It's kind of a combination of factors. On the one hand, the demand for apps has substantially outstripped the supply of good programmers, and the amount of money people are willing to spend on them also isn't enough to pay for really good programmers, and managers often can't tell whether programmers are very good anyway. Like someone said in the programming thread recently, the vast majority of people really aren't capable of becoming good programmers, and so the vast majority of programmers are mediocre and really only know how to repeat stuff. As a result, they do things they way they know how to do them and don't think about the specific needs of a project in the abstract, which is necessary for good design. So the average quality of programming really has declined, not because of any decline in individual ability, but because the ballooning demand for programming means that the bottom of the barrel gets scraped harder.

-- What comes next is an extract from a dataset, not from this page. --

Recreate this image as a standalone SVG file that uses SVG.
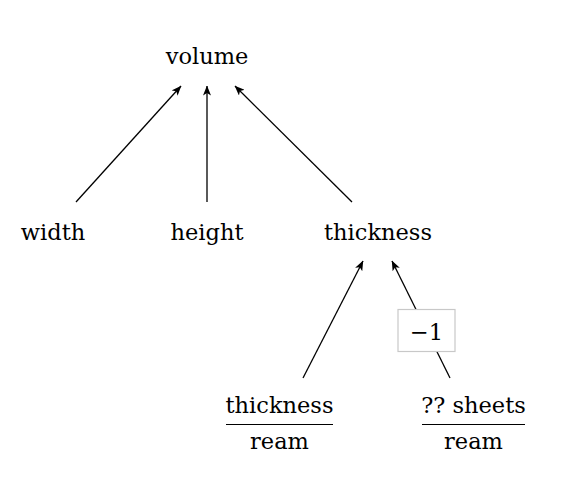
<svg xmlns="http://www.w3.org/2000/svg" width="584" height="502" viewBox="0 0 584 502">
<style>
text{font-family:"DejaVu Serif","Liberation Serif",serif;font-size:22.5px;fill:#000;text-anchor:middle}
.edge{stroke:#000;stroke-width:1.3;fill:none;marker-end:url(#ah)}
.bar{stroke:#000;stroke-width:1}
</style>
<defs>
<marker id="ah" viewBox="0 0 10 8" refX="9.5" refY="4" markerWidth="10" markerHeight="8" markerUnits="userSpaceOnUse" orient="auto">
<path d="M0,0 L10,4 L0,8 L2.5,4 Z" fill="#000"/>
</marker>
</defs>
<rect width="584" height="502" fill="#fff"/>
<g id="connectors">
<line class="edge" x1="76" y1="202" x2="181" y2="86"/>
<line class="edge" x1="207" y1="202" x2="207" y2="86"/>
<line class="edge" x1="352" y1="202" x2="235" y2="86"/>
<line class="edge" x1="303" y1="378" x2="363" y2="261"/>
<line class="edge" x1="450" y1="378" x2="392" y2="261"/>
<g id="label-minus1">
<rect x="398" y="309.5" width="57" height="42" fill="#fff" stroke="#c8c8c8" stroke-width="1.2"/>
<text x="426.5" y="339.5">−1</text>
</g>
</g>
<g id="volume"><text x="207" y="64">volume</text></g>
<g id="width"><text x="53" y="240">width</text></g>
<g id="height"><text x="207" y="240">height</text></g>
<g id="thickness"><text x="378" y="240">thickness</text></g>
<g id="thickness-per-ream">
<text x="279.5" y="413">thickness</text>
<line class="bar" x1="226" y1="424.5" x2="333" y2="424.5"/>
<text x="279.5" y="449">ream</text>
</g>
<g id="sheets-per-ream">
<text x="473.5" y="413">?? sheets</text>
<line class="bar" x1="422" y1="424.5" x2="525" y2="424.5"/>
<text x="473.5" y="449">ream</text>
</g>
</svg>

At the same time, though, the huge decline in costs of bandwidth and storage mean that there's no particular reason to be parsimonious with either. Most end users, overwhelmingly, really do like shiny UIs and don't know or care very much about how much space things are taking up, so they aren't going to pay extra for the effort of making a better but less spiffy app, so you can't afford to do it. Both of these factors contribute.
The alternative, at the end of the day, would be not having a Disney+ or Prime Video app at all, but only having those old passion projects made by obsessives, only accessible to those of us who are able to figure out how to use them. So I'd say the tradeoff is worth it for most people.